— Start DATASET CONTENT —

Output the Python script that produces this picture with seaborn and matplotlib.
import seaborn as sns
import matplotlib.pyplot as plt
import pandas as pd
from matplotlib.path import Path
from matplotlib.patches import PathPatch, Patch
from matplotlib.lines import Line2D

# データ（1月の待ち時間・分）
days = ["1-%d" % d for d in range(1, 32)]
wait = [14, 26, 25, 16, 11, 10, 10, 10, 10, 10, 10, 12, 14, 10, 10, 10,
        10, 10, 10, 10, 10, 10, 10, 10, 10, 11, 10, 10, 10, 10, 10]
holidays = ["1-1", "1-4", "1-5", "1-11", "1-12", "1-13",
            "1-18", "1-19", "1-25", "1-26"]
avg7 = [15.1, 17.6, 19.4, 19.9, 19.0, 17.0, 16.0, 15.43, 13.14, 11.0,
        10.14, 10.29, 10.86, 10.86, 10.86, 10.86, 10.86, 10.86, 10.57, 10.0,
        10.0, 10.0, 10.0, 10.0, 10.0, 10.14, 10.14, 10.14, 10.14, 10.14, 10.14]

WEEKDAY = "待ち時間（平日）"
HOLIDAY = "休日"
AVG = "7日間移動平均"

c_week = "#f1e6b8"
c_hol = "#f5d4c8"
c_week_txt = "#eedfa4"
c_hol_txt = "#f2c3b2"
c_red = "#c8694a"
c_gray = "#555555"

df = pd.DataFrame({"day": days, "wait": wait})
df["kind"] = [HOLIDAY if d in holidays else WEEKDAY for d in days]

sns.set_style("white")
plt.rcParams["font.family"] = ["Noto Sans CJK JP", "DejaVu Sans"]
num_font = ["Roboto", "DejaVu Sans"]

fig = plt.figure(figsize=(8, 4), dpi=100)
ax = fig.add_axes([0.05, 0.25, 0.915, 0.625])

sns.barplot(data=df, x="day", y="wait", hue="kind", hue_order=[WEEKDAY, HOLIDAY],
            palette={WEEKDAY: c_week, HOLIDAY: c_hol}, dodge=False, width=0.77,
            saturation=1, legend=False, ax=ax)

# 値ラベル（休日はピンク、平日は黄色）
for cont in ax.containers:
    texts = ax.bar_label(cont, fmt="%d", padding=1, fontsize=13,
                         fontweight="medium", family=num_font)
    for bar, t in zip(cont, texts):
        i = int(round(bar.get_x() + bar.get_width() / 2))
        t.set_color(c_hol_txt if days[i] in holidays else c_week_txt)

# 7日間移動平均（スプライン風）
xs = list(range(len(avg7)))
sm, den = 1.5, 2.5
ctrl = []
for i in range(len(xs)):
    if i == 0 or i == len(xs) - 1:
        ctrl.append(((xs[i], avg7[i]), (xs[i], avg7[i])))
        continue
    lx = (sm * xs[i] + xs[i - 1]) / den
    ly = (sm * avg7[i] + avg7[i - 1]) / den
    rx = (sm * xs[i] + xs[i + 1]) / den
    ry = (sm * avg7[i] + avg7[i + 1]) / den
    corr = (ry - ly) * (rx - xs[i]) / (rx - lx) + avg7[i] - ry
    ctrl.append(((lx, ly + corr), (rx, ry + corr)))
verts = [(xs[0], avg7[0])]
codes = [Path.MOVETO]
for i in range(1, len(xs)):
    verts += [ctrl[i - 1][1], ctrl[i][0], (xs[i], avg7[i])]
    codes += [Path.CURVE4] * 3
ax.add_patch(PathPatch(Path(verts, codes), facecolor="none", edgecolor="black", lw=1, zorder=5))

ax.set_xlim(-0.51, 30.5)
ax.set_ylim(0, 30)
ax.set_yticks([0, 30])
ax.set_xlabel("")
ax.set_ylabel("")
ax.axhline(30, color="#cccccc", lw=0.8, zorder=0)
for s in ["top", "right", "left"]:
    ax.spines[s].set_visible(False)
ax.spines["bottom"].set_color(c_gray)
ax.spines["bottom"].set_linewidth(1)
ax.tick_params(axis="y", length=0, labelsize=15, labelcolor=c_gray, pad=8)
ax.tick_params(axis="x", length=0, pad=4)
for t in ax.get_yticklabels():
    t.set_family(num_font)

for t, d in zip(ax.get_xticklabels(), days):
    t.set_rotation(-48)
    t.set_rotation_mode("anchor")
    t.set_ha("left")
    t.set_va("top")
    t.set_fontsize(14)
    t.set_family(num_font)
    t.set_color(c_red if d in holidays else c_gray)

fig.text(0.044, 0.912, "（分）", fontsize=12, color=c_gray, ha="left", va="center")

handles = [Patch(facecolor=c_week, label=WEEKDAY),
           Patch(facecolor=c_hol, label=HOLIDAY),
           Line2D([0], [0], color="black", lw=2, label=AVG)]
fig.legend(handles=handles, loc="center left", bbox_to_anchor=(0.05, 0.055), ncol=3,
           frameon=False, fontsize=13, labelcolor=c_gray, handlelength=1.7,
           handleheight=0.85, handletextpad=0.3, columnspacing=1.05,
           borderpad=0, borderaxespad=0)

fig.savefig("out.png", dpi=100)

— End DATASET CONTENT —

Extract all the material, leaving every line as it is.

Output the Python script that produces this picture with seaborn and matplotlib.
import seaborn as sns
import matplotlib.pyplot as plt
import pandas as pd
from matplotlib.path import Path
from matplotlib.patches import PathPatch, Patch
from matplotlib.lines import Line2D

# データ（1月の待ち時間・分）
days = ["1-%d" % d for d in range(1, 32)]
wait = [14, 26, 25, 16, 11, 10, 10, 10, 10, 10, 10, 12, 14, 10, 10, 10,
        10, 10, 10, 10, 10, 10, 10, 10, 10, 11, 10, 10, 10, 10, 10]
holidays = ["1-1", "1-4", "1-5", "1-11", "1-12", "1-13",
            "1-18", "1-19", "1-25", "1-26"]
avg7 = [15.1, 17.6, 19.4, 19.9, 19.0, 17.0, 16.0, 15.43, 13.14, 11.0,
        10.14, 10.29, 10.86, 10.86, 10.86, 10.86, 10.86, 10.86, 10.57, 10.0,
        10.0, 10.0, 10.0, 10.0, 10.0, 10.14, 10.14, 10.14, 10.14, 10.14, 10.14]

WEEKDAY = "待ち時間（平日）"
HOLIDAY = "休日"
AVG = "7日間移動平均"

c_week = "#f1e6b8"
c_hol = "#f5d4c8"
c_week_txt = "#eedfa4"
c_hol_txt = "#f2c3b2"
c_red = "#c8694a"
c_gray = "#555555"

df = pd.DataFrame({"day": days, "wait": wait})
df["kind"] = [HOLIDAY if d in holidays else WEEKDAY for d in days]

sns.set_style("white")
plt.rcParams["font.family"] = ["Noto Sans CJK JP", "DejaVu Sans"]
num_font = ["Roboto", "DejaVu Sans"]

fig = plt.figure(figsize=(8, 4), dpi=100)
ax = fig.add_axes([0.05, 0.25, 0.915, 0.625])

sns.barplot(data=df, x="day", y="wait", hue="kind", hue_order=[WEEKDAY, HOLIDAY],
            palette={WEEKDAY: c_week, HOLIDAY: c_hol}, dodge=False, width=0.77,
            saturation=1, legend=False, ax=ax)

# 値ラベル（休日はピンク、平日は黄色）
for cont in ax.containers:
    texts = ax.bar_label(cont, fmt="%d", padding=1, fontsize=13,
                         fontweight="medium", family=num_font)
    for bar, t in zip(cont, texts):
        i = int(round(bar.get_x() + bar.get_width() / 2))
        t.set_color(c_hol_txt if days[i] in holidays else c_week_txt)

# 7日間移動平均（スプライン風）
xs = list(range(len(avg7)))
sm, den = 1.5, 2.5
ctrl = []
for i in range(len(xs)):
    if i == 0 or i == len(xs) - 1:
        ctrl.append(((xs[i], avg7[i]), (xs[i], avg7[i])))
        continue
    lx = (sm * xs[i] + xs[i - 1]) / den
    ly = (sm * avg7[i] + avg7[i - 1]) / den
    rx = (sm * xs[i] + xs[i + 1]) / den
    ry = (sm * avg7[i] + avg7[i + 1]) / den
    corr = (ry - ly) * (rx - xs[i]) / (rx - lx) + avg7[i] - ry
    ctrl.append(((lx, ly + corr), (rx, ry + corr)))
verts = [(xs[0], avg7[0])]
codes = [Path.MOVETO]
for i in range(1, len(xs)):
    verts += [ctrl[i - 1][1], ctrl[i][0], (xs[i], avg7[i])]
    codes += [Path.CURVE4] * 3
ax.add_patch(PathPatch(Path(verts, codes), facecolor="none", edgecolor="black", lw=1, zorder=5))

ax.set_xlim(-0.51, 30.5)
ax.set_ylim(0, 30)
ax.set_yticks([0, 30])
ax.set_xlabel("")
ax.set_ylabel("")
ax.axhline(30, color="#cccccc", lw=0.8, zorder=0)
for s in ["top", "right", "left"]:
    ax.spines[s].set_visible(False)
ax.spines["bottom"].set_color(c_gray)
ax.spines["bottom"].set_linewidth(1)
ax.tick_params(axis="y", length=0, labelsize=15, labelcolor=c_gray, pad=8)
ax.tick_params(axis="x", length=0, pad=4)
for t in ax.get_yticklabels():
    t.set_family(num_font)

for t, d in zip(ax.get_xticklabels(), days):
    t.set_rotation(-48)
    t.set_rotation_mode("anchor")
    t.set_ha("left")
    t.set_va("top")
    t.set_fontsize(14)
    t.set_family(num_font)
    t.set_color(c_red if d in holidays else c_gray)

fig.text(0.044, 0.912, "（分）", fontsize=12, color=c_gray, ha="left", va="center")

handles = [Patch(facecolor=c_week, label=WEEKDAY),
           Patch(facecolor=c_hol, label=HOLIDAY),
           Line2D([0], [0], color="black", lw=2, label=AVG)]
fig.legend(handles=handles, loc="center left", bbox_to_anchor=(0.05, 0.055), ncol=3,
           frameon=False, fontsize=13, labelcolor=c_gray, handlelength=1.7,
           handleheight=0.85, handletextpad=0.3, columnspacing=1.05,
           borderpad=0, borderaxespad=0)

fig.savefig("out.png", dpi=100)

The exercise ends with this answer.